DATA EXCERPT:
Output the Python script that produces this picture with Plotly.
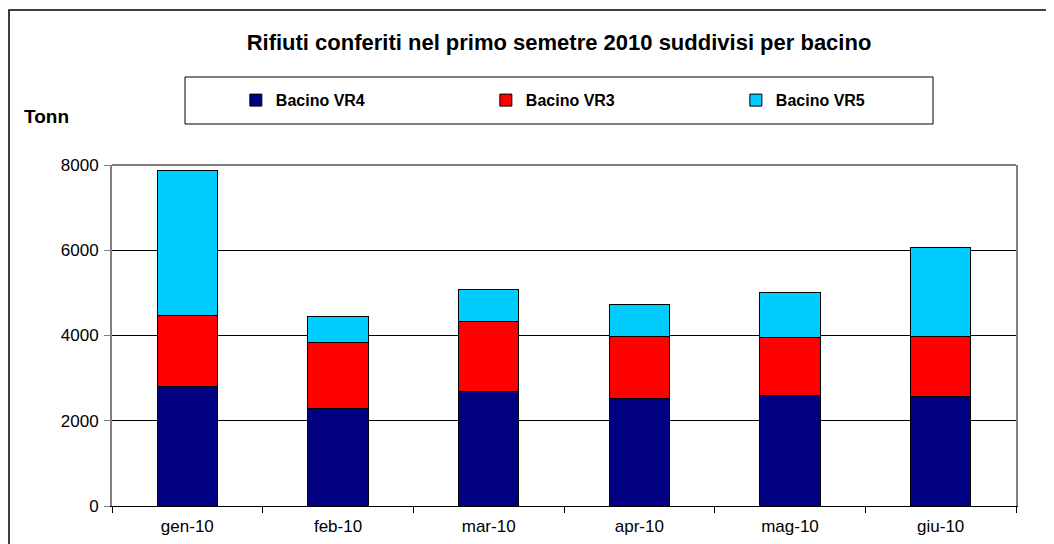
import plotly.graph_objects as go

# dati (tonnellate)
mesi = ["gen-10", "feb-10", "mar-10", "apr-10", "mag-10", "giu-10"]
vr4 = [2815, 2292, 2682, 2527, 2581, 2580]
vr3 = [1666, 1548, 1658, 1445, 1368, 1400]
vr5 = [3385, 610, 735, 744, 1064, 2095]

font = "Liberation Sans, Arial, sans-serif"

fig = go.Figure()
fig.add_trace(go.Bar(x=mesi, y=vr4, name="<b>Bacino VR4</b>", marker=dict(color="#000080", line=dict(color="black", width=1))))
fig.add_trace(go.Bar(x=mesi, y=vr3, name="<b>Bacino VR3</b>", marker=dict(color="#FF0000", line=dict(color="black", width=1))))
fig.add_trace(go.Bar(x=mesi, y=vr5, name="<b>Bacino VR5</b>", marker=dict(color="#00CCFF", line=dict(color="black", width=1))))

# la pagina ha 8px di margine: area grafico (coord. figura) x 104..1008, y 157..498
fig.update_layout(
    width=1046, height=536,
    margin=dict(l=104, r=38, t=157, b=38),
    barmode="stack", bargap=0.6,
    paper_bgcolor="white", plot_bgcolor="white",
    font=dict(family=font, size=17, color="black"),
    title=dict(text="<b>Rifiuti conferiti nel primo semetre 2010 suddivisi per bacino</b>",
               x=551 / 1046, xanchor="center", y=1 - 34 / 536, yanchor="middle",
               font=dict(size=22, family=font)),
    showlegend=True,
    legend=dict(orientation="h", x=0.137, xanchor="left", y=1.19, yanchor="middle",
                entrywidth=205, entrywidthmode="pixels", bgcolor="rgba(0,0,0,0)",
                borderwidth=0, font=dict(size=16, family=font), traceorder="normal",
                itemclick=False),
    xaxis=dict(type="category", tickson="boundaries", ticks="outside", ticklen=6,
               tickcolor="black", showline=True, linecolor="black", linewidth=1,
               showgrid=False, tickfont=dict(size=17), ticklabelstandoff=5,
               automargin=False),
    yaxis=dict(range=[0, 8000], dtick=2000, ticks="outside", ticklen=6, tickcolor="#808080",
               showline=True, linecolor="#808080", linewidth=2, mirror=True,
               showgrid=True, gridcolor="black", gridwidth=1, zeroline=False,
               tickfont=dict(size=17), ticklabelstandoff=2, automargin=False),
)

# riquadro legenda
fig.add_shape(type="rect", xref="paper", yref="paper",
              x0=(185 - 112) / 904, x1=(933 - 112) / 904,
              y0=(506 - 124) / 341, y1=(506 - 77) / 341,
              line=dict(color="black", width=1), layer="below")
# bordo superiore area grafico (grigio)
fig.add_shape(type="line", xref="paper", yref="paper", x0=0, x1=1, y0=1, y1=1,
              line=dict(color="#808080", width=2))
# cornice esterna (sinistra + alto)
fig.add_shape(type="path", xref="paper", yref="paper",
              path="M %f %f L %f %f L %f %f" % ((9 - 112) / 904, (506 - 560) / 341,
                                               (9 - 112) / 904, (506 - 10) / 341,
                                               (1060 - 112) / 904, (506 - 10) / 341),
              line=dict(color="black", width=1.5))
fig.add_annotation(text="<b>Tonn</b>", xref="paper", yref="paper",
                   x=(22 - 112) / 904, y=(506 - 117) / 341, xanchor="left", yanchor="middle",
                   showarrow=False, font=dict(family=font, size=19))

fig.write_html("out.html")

TASK DESCRIPTION: Copy each line in full and exactly, omitting any picture.

SOLUTION:
Output the Python script that produces this picture with Plotly.
import plotly.graph_objects as go

# dati (tonnellate)
mesi = ["gen-10", "feb-10", "mar-10", "apr-10", "mag-10", "giu-10"]
vr4 = [2815, 2292, 2682, 2527, 2581, 2580]
vr3 = [1666, 1548, 1658, 1445, 1368, 1400]
vr5 = [3385, 610, 735, 744, 1064, 2095]

font = "Liberation Sans, Arial, sans-serif"

fig = go.Figure()
fig.add_trace(go.Bar(x=mesi, y=vr4, name="<b>Bacino VR4</b>", marker=dict(color="#000080", line=dict(color="black", width=1))))
fig.add_trace(go.Bar(x=mesi, y=vr3, name="<b>Bacino VR3</b>", marker=dict(color="#FF0000", line=dict(color="black", width=1))))
fig.add_trace(go.Bar(x=mesi, y=vr5, name="<b>Bacino VR5</b>", marker=dict(color="#00CCFF", line=dict(color="black", width=1))))

# la pagina ha 8px di margine: area grafico (coord. figura) x 104..1008, y 157..498
fig.update_layout(
    width=1046, height=536,
    margin=dict(l=104, r=38, t=157, b=38),
    barmode="stack", bargap=0.6,
    paper_bgcolor="white", plot_bgcolor="white",
    font=dict(family=font, size=17, color="black"),
    title=dict(text="<b>Rifiuti conferiti nel primo semetre 2010 suddivisi per bacino</b>",
               x=551 / 1046, xanchor="center", y=1 - 34 / 536, yanchor="middle",
               font=dict(size=22, family=font)),
    showlegend=True,
    legend=dict(orientation="h", x=0.137, xanchor="left", y=1.19, yanchor="middle",
                entrywidth=205, entrywidthmode="pixels", bgcolor="rgba(0,0,0,0)",
                borderwidth=0, font=dict(size=16, family=font), traceorder="normal",
                itemclick=False),
    xaxis=dict(type="category", tickson="boundaries", ticks="outside", ticklen=6,
               tickcolor="black", showline=True, linecolor="black", linewidth=1,
               showgrid=False, tickfont=dict(size=17), ticklabelstandoff=5,
               automargin=False),
    yaxis=dict(range=[0, 8000], dtick=2000, ticks="outside", ticklen=6, tickcolor="#808080",
               showline=True, linecolor="#808080", linewidth=2, mirror=True,
               showgrid=True, gridcolor="black", gridwidth=1, zeroline=False,
               tickfont=dict(size=17), ticklabelstandoff=2, automargin=False),
)

# riquadro legenda
fig.add_shape(type="rect", xref="paper", yref="paper",
              x0=(185 - 112) / 904, x1=(933 - 112) / 904,
              y0=(506 - 124) / 341, y1=(506 - 77) / 341,
              line=dict(color="black", width=1), layer="below")
# bordo superiore area grafico (grigio)
fig.add_shape(type="line", xref="paper", yref="paper", x0=0, x1=1, y0=1, y1=1,
              line=dict(color="#808080", width=2))
# cornice esterna (sinistra + alto)
fig.add_shape(type="path", xref="paper", yref="paper",
              path="M %f %f L %f %f L %f %f" % ((9 - 112) / 904, (506 - 560) / 341,
                                               (9 - 112) / 904, (506 - 10) / 341,
                                               (1060 - 112) / 904, (506 - 10) / 341),
              line=dict(color="black", width=1.5))
fig.add_annotation(text="<b>Tonn</b>", xref="paper", yref="paper",
                   x=(22 - 112) / 904, y=(506 - 117) / 341, xanchor="left", yanchor="middle",
                   showarrow=False, font=dict(family=font, size=19))

fig.write_html("out.html")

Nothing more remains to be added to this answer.